When describing the future exile of the people of Israel from the Holy Land, the prophet Isaiah says:
“…it shall be ravaged like the terebinth and the oak, of which stumps are left even when they are felled: its stump shall be a holy seed.” (Isaiah 6:11-13)
Why is the Land of Israel compared to the stumps of terebinth and oak trees?
Rabbi David Kimchi, a great Medieval Biblical commentator who lived in southern France, explains the deeper meaning of Isaiah’s parable.
Terebinth and oak trees are uniquely resilient. Though they lose their leaves in the winter, and sometimes are even cut down to the stump, these trees somehow remain alive. Once the spring comes, the leaves grow back, and new branches sprout from the stump.
The same is true of the People of Israel and the Land of Israel.
Throughout history, there have been many times when the people of Israel seemed likely to die and disappear from the earth.

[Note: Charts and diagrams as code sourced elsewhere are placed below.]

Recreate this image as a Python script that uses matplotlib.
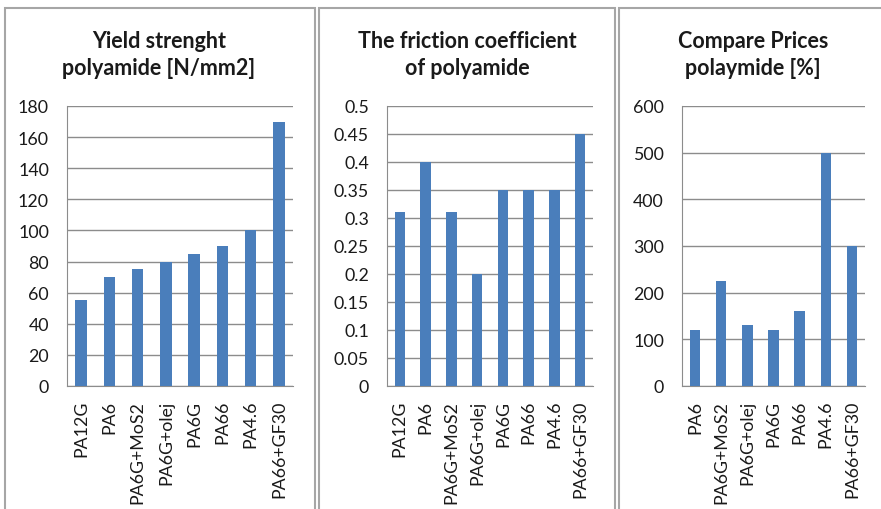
import matplotlib
matplotlib.use("Agg")
import matplotlib.pyplot as plt
from matplotlib.patches import Rectangle

plt.rcParams['font.family'] = ['Lato', 'DejaVu Sans']

# Données
labels_yield = ['PA12G', 'PA6', 'PA6G+MoS2', 'PA6G+olej', 'PA6G', 'PA66', 'PA4.6', 'PA66+GF30']
yield_values = [55, 70, 75, 80, 85, 90, 100, 170]

labels_friction = ['PA12G', 'PA6', 'PA6G+MoS2', 'PA6G+olej', 'PA6G', 'PA66', 'PA4.6', 'PA66+GF30']
friction_values = [0.31, 0.40, 0.31, 0.20, 0.35, 0.35, 0.35, 0.45]

labels_price = ['PA6', 'PA6G+MoS2', 'PA6G+olej', 'PA6G', 'PA66', 'PA4.6', 'PA66+GF30']
price_values = [120, 225, 130, 120, 160, 500, 300]

titles = ['Yield strenght\npolyamide [N/mm2]',
          'The friction coefficient\nof polyamide',
          'Compare Prices\npolaymide [%]']

W, H = 881, 510
fig = plt.figure(figsize=(W / 100, H / 100), dpi=100)

bar_color = '#4a7ebb'
grid_color = '#8c8c8c'
text_color = '#1a1a1a'

# Cadres des graphiques (pixels)
frames = [(5, 315), (319, 615), (619, 890)]
for x0, x1 in frames:
    fig.patches.append(Rectangle((x0 / W, -0.1), (x1 - x0) / W, 1 - 9 / H + 0.1,
                                 transform=fig.transFigure, fill=False,
                                 edgecolor='#a6a6a6', linewidth=1.5))

# Zones de tracé (pixels)
areas = [(67, 293), (387, 593), (682, 865)]
top, bottom = 107, 387
title_x = [159, 467, 753]

panels = [
    (labels_yield, yield_values, 180, 20),
    (labels_friction, friction_values, 0.5, 0.05),
    (labels_price, price_values, 600, 100),
]

for i, (labels, values, ymax, step) in enumerate(panels):
    x0, x1 = areas[i]
    ax = fig.add_axes([x0 / W, 1 - bottom / H, (x1 - x0) / W, (bottom - top) / H])
    pos = range(len(labels))
    ax.bar(pos, values, width=0.4, color=bar_color, zorder=3)
    ax.set_xlim(-0.5, len(labels) - 0.5)
    ax.set_ylim(0, ymax)
    n = int(round(ymax / step))
    ticks = [k * step for k in range(n + 1)]
    ax.set_yticks(ticks)
    ax.set_yticklabels(['{:g}'.format(round(t, 2)) for t in ticks], fontsize=12.8, color=text_color)
    ax.set_xticks(list(pos))
    ax.set_xticklabels(labels, rotation=90, fontsize=12.8, color=text_color)
    ax.tick_params(axis='y', length=0, pad=13)
    ax.tick_params(axis='x', length=0, pad=10)
    ax.grid(axis='y', color=grid_color, linewidth=1, zorder=0)
    for s in ['top', 'right']:
        ax.spines[s].set_visible(False)
    ax.spines['left'].set_color(grid_color)
    ax.spines['bottom'].set_color(grid_color)
    fig.text(title_x[i] / W, 1 - 55 / H, titles[i], ha='center', va='center',
             fontsize=15.5, fontweight='bold', color=text_color, linespacing=1.4)

fig.savefig('out.png', dpi=100)
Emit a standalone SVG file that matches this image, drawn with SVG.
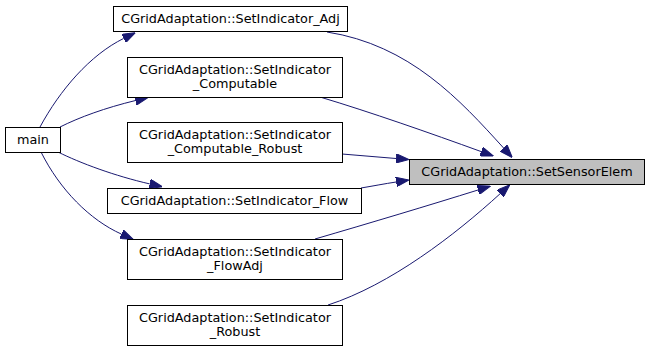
<svg xmlns="http://www.w3.org/2000/svg" width="649" height="351" viewBox="0 0 649 351">
  <style>
    .node rect { fill: #ffffff; stroke: #000000; stroke-width: 1; }
    .node.hl rect { fill: #bfbfbf; }
    .node text { font-family: "DejaVu Sans", "Liberation Sans", sans-serif; font-size: 12.8px; text-anchor: middle; fill: #000000; }
    .edge { fill: none; stroke: #191970; stroke-width: 1; marker-end: url(#arrow); }
  </style>
  <defs>
    <marker id="arrow" viewBox="0 0 13 9.4" refX="0" refY="4.7" markerWidth="13" markerHeight="9.4" markerUnits="userSpaceOnUse" orient="auto">
      <path d="M0,0 L13,4.7 L0,9.4 z" fill="#191970" stroke="#191970" stroke-width="1"/>
    </marker>
  </defs>
  <rect width="649" height="351" fill="#ffffff"/>

  <g id="edges">
    <!-- callers -> SetSensorElem -->
    <path class="edge" d="M 327,32 C 410,45 460,100 503.6,148"/>
    <path class="edge" d="M 320,97 C 370,112 430,133 481.2,151.6"/>
    <path class="edge" d="M 342,154 C 360,155.5 378,157 396.1,158.5"/>
    <path class="edge" d="M 361,188 C 373,186 385,183.7 396.15,182"/>
    <path class="edge" d="M 315,239 C 370,223 430,205 478,190"/>
    <path class="edge" d="M 328,305 C 390,285 455,235 500.25,193.6"/>
    <!-- main -> callers -->
    <path class="edge" d="M 40,127 C 60,90 90,55 123.7,38.4"/>
    <path class="edge" d="M 60,127 C 80,117 105,108 135.5,100.5"/>
    <path class="edge" d="M 58,152 C 80,163 115,176 149.7,183.9"/>
    <path class="edge" d="M 41,152 C 60,190 90,220 121.4,234.1"/>
  </g>

  <g id="node-SetSensorElem" class="node hl">
    <rect x="409.5" y="159.5" width="235" height="25"/>
    <text x="527" y="176">CGridAdaptation::SetSensorElem</text>
  </g>
  <g id="node-SetIndicator_Adj" class="node">
    <rect x="113.5" y="6.5" width="234" height="25"/>
    <text x="230.5" y="23">CGridAdaptation::SetIndicator_Adj</text>
  </g>
  <g id="node-SetIndicator_Computable" class="node">
    <rect x="127.5" y="57.5" width="215" height="40"/>
    <text x="235" y="74">CGridAdaptation::SetIndicator</text>
    <text x="235" y="88">_Computable</text>
  </g>
  <g id="node-SetIndicator_Computable_Robust" class="node">
    <rect x="127.5" y="122.5" width="215" height="40"/>
    <text x="235" y="139">CGridAdaptation::SetIndicator</text>
    <text x="235" y="153">_Computable_Robust</text>
  </g>
  <g id="node-SetIndicator_Flow" class="node">
    <rect x="107.5" y="188.5" width="254" height="25"/>
    <text x="234.5" y="205">CGridAdaptation::SetIndicator_Flow</text>
  </g>
  <g id="node-SetIndicator_FlowAdj" class="node">
    <rect x="127.5" y="239.5" width="215" height="40"/>
    <text x="235" y="256">CGridAdaptation::SetIndicator</text>
    <text x="235" y="270">_FlowAdj</text>
  </g>
  <g id="node-SetIndicator_Robust" class="node">
    <rect x="127.5" y="305.5" width="215" height="40"/>
    <text x="235" y="322">CGridAdaptation::SetIndicator</text>
    <text x="235" y="336">_Robust</text>
  </g>
  <g id="node-main" class="node">
    <rect x="5.5" y="127.5" width="55" height="25"/>
    <text x="33" y="144">main</text>
  </g>
</svg>
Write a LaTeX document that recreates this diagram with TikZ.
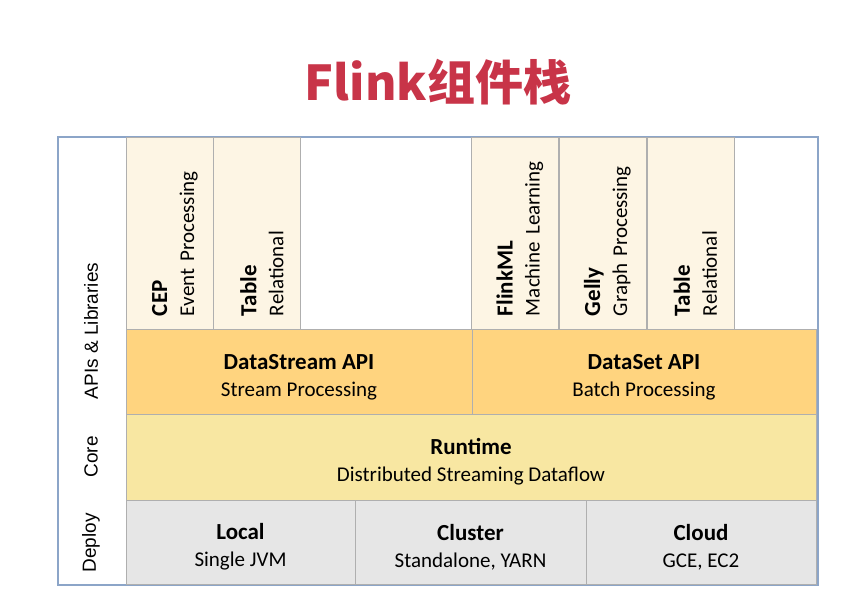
\documentclass[tikz,border=0pt]{standalone}
\usepackage{fontspec}
\setmainfont{Carlito}
\newfontfamily\sidefont{Liberation Sans}
\newfontfamily\cjk{Noto Sans CJK SC}
\usepackage{tikz}

\definecolor{titlered}{RGB}{200,52,72}
\definecolor{framecol}{RGB}{140,165,200}
\definecolor{boxline}{RGB}{175,175,175}
\definecolor{libfill}{RGB}{253,245,228}
\definecolor{apifill}{RGB}{255,212,127}
\definecolor{corefill}{RGB}{248,231,162}
\definecolor{deployfill}{RGB}{230,230,230}

\tikzset{
  layer/.style={draw=boxline, line width=0.8pt, inner sep=0pt, align=center,
    font=\fontsize{21}{27}\selectfont},
  libbox/.style={layer, fill=libfill, rotate=90, minimum width=192pt, minimum height=87pt,
    text width=166pt, inner xsep=13pt, align=left},
  apibox/.style={layer, fill=apifill, minimum height=85pt},
  corebox/.style={layer, fill=corefill, minimum height=86pt},
  deploybox/.style={layer, fill=deployfill, minimum height=84pt},
  sidelabel/.style={rotate=90, font=\sidefont\fontsize{19}{22}\selectfont}
}
% bold first line, with a strut that lowers the block a little
\newcommand{\hd}[1]{{\fontsize{23}{27}\selectfont\bfseries\rule{0pt}{26pt}#1}}

\begin{document}
\begin{tikzpicture}[x=1pt, y=-1pt]
\useasboundingbox (0,0) rectangle (862,608);
% title
\node[text=titlered, font=\cjk\bfseries\fontsize{48}{52}\selectfont] (title) at (438,82) {Flink组件栈};
% frame
\draw[framecol, line width=1.5pt] (58,137) rectangle (818,585);
% libraries
\node[libbox] (cep) at (169.5,233) {\hd{CEP}\\Event Processing};
\node[libbox] (tablestream) at (257,233) {\hd{Table}\\Relational};
\node[libbox] (flinkml) at (515,233) {\hd{FlinkML}\\Machine Learning};
\node[libbox] (gelly) at (602.5,233) {\hd{Gelly}\\Graph Processing};
\node[libbox] (tablebatch) at (690.5,233) {\hd{Table}\\Relational};
% APIs
\node[apibox, minimum width=346pt] (datastream) at (299,371.5) {\hd{DataStream API}\\Stream Processing};
\node[apibox, minimum width=344pt] (dataset) at (644,371.5) {\hd{DataSet API}\\Batch Processing};
% core
\node[corebox, minimum width=690pt] (runtime) at (471,457) {\hd{Runtime}\\Distributed Streaming Dataflow};
% deploy
\node[deploybox, minimum width=229pt] (local) at (240.5,542) {\hd{Local}\\Single JVM};
\node[deploybox, minimum width=231pt] (cluster) at (470.5,542) {\hd{Cluster}\\Standalone, YARN};
\node[deploybox, minimum width=230pt] (cloud) at (701,542) {\hd{Cloud}\\GCE, EC2};
% side labels
\node[sidelabel] (apilabel) at (91,331) {APIs \& Libraries};
\node[sidelabel] (corelabel) at (91,457) {Core};
\node[sidelabel] (deploylabel) at (91,543) {Deploy};
\end{tikzpicture}
\end{document}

Over and over again, the “tree” of the Jewish people was cut down by its enemies – from the Babylonians and Romans to the expulsion from Spain to the persecutions of the Communists and Nazis.
But though the “tree” of Israel was cut down, it did not die. Somehow, each tragedy was followed by a revival of both the People and the Land.
And now that the people of Israel have finally returned to the land of their fathers, the “tree stumps” of the land have literally come back to life! After thousands of years of desolation, the land is flowering once again. The stump of the people of Israel is sprouting once more!
Over the last 75 years, millions of trees have been planted in the land of Israel. And we’re going to plant thousands more this coming year!
Planting trees in Israel helps us to beautify and settle the land. But even more, it’s a testimony to the miracle of Jewish survival – and revival!